The women at the foot of Jesus’ cross are attested to by all the evangelists for their heroic witness and faithfulness. Most of his men friends, except the ”beloved disciple” (John?) deserted him, no doubt in fear that the Romans would not hesitate to do to them what they did to Jesus. Since we now know not to misuse the Gospels as newspaper accounts or historical biographies of the Lord, we are not disturbed that the evangelists do not agree on which women were there. In fact, we know that the eventual compilers at the beginning of the second century of what we call the New Testament were fully aware of these anomalies but deliberately put them into the final version out of fidelity to their sources.
Matthew in 27:56 names Mary Magdalene and Mary the mother of James and Joseph and the mother of the sons of Zebedee. Mark in 15:40 names Mary Magdalene and Mary the mother of the younger James and of Joses, and Salome. Luke in 23:49 merely says some women acquaintances from Galilee were there. John in 19:25 names Jesus’ mother Mary, her sister Mary the wife of Clopas (how could the blessed mother Mary have a sister by the same name, unless John meant “sister” in the wider familial sense we use to explain how Jesus, son of the virgin Mary, could have brothers and sisters, as Mark tells us in 3:31-33?) and Mary of Magdala. “Magdalene” means the woman from Magdala, a small village a short distance from Capernaum, the town where Jesus lived as an adult.
John’s Clopas fascinates me. He seems to appear in Luke’s Easter Sunday afternoon account of two disciples dejectedly walking from Jerusalem to Emmaus. They grieved at the recent execution of the Lord even though they admitted having heard accounts of his being raised from the dead that morning, accounts which they apparently did not believe. Luke tells us only his name, which suggests that his companion was his wife since wives’ names were customarily omitted in such narratives.
We know Luke’s purpose with this Emmaus story. The two disciples, Cleopas and companion, stand for disbelievers in Jesus’ resurrection. Luke is calling them to faith. Are Clopas and Cleopas the same man? The footnote for John 19:25 in the imprimatured New American Bible says, “It is not clear whether four women are meant, or three (i.e., Mary the wife of Cl[e]opas [c.f. Luke 24, 18] is in apposition with his mother’s sister) or two (his mother and his mother’s sister, i.e., Mary of Cl[e]opas and Mary of Magdala.”
In explicitly referring to the Emmaus story’s Luke 24:18, and twice using the brackets around the letter “e,” the scholars who translated the NAB and who wrote this explanatory footnote want us to see that Clopas and Cleopas could be the same man. Interestingly, he and his unnamed companion had their spirits revived while walking with Jesus, whom they did not recognize while on the road. He opened the Hebrew Scriptures for them there in a dramatic way to explain why the Scriptures called for the crucifixion. So eye-opening was this Bible lesson for them that they offered to buy him dinner, so much did they want it to continue. We know the rest. When they sat down at table, the stranger took bread, said the blessing, broke it and gave it to them. With that their eyes were really opened and they recognized the risen Jesus.

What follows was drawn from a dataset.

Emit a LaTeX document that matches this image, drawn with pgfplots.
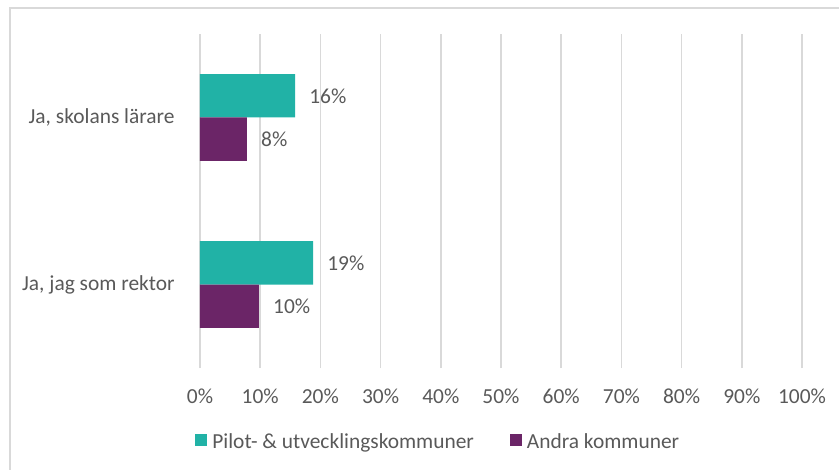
\documentclass[border=0pt]{standalone}
\usepackage{pgfplots}
\pgfplotsset{compat=1.18}
\usepackage{fontspec}
\setmainfont{Carlito}
\definecolor{tealc}{RGB}{33,178,166}
\definecolor{purpc}{RGB}{107,37,103}
\definecolor{txtc}{RGB}{89,89,89}
\definecolor{gridc}{RGB}{217,217,217}
\newcommand{\cf}{\fontsize{21.5}{25}\selectfont}
\begin{document}
\begin{tikzpicture}
\begin{axis}[
  name=ax,
  scale only axis,
  width=602bp, height=334bp,
  xbar,
  xmin=0, xmax=100,
  ymin=-0.5, ymax=1.5,
  bar width=0.26,
  xtick={0,10,20,30,40,50,60,70,80,90,100},
  xticklabels={0\%,10\%,20\%,30\%,40\%,50\%,60\%,70\%,80\%,90\%,100\%},
  ytick={0,1},
  yticklabels={{Ja, jag som rektor},{Ja, skolans lärare}},
  xmajorgrids,
  grid style={gridc, line width=1.5bp},
  axis line style={draw=none},
  tick style={draw=none},
  tick label style={font=\cf, text=txtc},
  xticklabel style={inner sep=0pt, anchor=north, yshift=-21bp},
  yticklabel style={inner sep=0pt, anchor=east, xshift=-21bp},
  nodes near coords,
  point meta=explicit symbolic,
  every node near coord/.append style={font=\cf, text=txtc, anchor=west, inner sep=0pt, xshift=14bp},
  legend columns=2,
  legend style={draw=none, fill=none, font=\cf, text=txtc,
    at={(axis description cs:-0.013,-0.2216)}, anchor=west,
    column sep=5bp,
    /tikz/every even column/.append style={column sep=36bp},
    nodes={inner sep=0pt}},
  legend image code/.code={\fill[#1,draw=none] (0bp,-4bp) rectangle (12bp,8bp);},
]
\addplot[fill=tealc, draw=none, bar shift=0.13] coordinates {(18.8,0) [19\%] (15.8,1) [16\%]};
\addlegendentry{Pilot- \& utvecklingskommuner}
\addplot[fill=purpc, draw=none, bar shift=-0.13] coordinates {(9.8,0) [10\%] (7.8,1) [8\%]};
\addlegendentry{Andra kommuner}
\end{axis}
\path[use as bounding box] ([xshift=-200bp,yshift=-102bp]ax.south west) rectangle ([xshift=37bp,yshift=34bp]ax.north east);
\draw[gridc, line width=1.5bp] ([xshift=-190bp,yshift=-102bp]ax.south west) -- ([xshift=-190bp,yshift=26bp]ax.north west) -- ([xshift=37bp,yshift=26bp]ax.north east);
\end{tikzpicture}
\end{document}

If that was the case, they had to have been with him at the Last Supper just a few nights before, when he had done these actions that now unmasked his identity. The text says they recognized him in the breaking of the bread. Since none of the apostles was named Clopas or Cleopas, it suggests that others than they were with Jesus in the upper room the night when he gave those at table and us the Eucharist. We may have been too exclusive in saying that the only ones with Jesus at that first Eucharist were his chosen Twelve.
It is consistent with the truth that Jesus did not hesitate to commission Mary Magdalene at the tomb to be the apostle to the apostles, taking them the life-changing news that Jesus had indeed risen. But then, God did not hesitate to arrange that his mother Mary in Bethlehem could be the first to say of Jesus, “This is my body.”